Though she didn’t win the Oscar for “12 Years,” she did win the Costume Designers’ Period Film Award. Norris, who was known as Patty, was the only person to receive Lifetime Achievement Awards from both the Costume Designers Guild and the Art Directors Guild.
“At a time when women were new at the creative table, Patricia made a place for herself,” said Marcia Hinds, chair of the Art Directors Council at the ADG. “She elevated all of us. She was a passionate dedicated force. I admired her, a mentor to all of us women. The only designer to receive Lifetime Achievement Awards in costume, art direction and motherhood, showing us that we could do it all. She will be missed.”
She had a longtime collaboration with Lynch. She designed the costumes for Lynch’s “The Elephant Man,” “The Straight Story,” “Lost Highway,” “Twin Peaks: Fire Walk With Me” and the “Twin Peaks” pilot, for which she won an Emmy.
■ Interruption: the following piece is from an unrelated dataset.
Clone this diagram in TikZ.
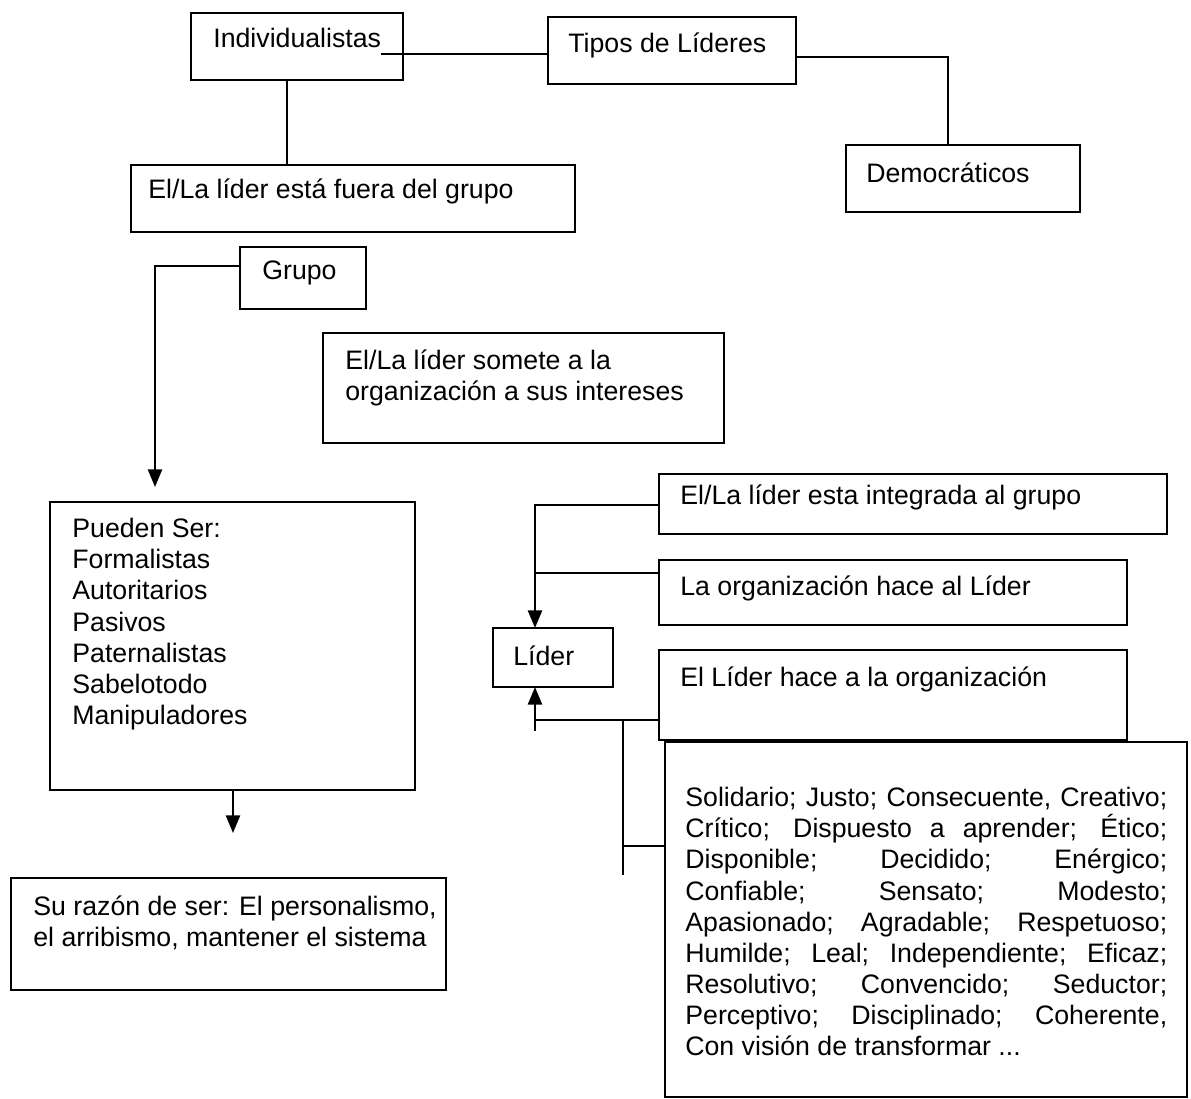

As production designer, she helped craft the atmospheric and evocative look of Lynch’s influential “Blue Velvet” as well as for “Lost Highway,” “Twin Peaks: Fire Walk With Me” and the “Twin Peaks” pilot.
“In the landscape of 1990s television, Patricia Norris’ ‘Twin Peaks’ costume and production design for the pilot was revolutionary,” said Anna Wyckoff, editor in chief of the CGD’s Costume Designer Magazine. “With the costumes, Norris did not ascribe to either of the two most prominent strains of thought — what she called Hollywood television overdressing or the cheery conventions of the typical sitcom closet. Instead, she strove to make characters distinctive and their clothing memorable yet unobtrusive. Audiences were mesmerized. Norris elaborated on this eerie verisimilitude for the cinematic version in ‘Twin Peaks: Fire Walk with Me.’ Two decades later, this filmic approach has become standard for television costume design.”
In regards to collaborating with eccentric writer-director Lynch, Norris said “my mind is odd, too, so we fit nicely. I don’t find him strange so there you go.”
“With Patricia you get no freak-outs, no whining,” Lynch said at the time of her ADG honor. “As a person and as a friend, she is solid gold.”
Norris was production designer on films including “Killing Them Softly” and “The Assassination of Jesse James by the Coward Robert Ford.”
She designed costumes for those films as well as “The Sunshine Boys,” “The Immigrant,” “Silent Movie” and “Johnny Dangerously.”
She is survived by her sons Patrick, Michael and Chris and her daughter Kathy.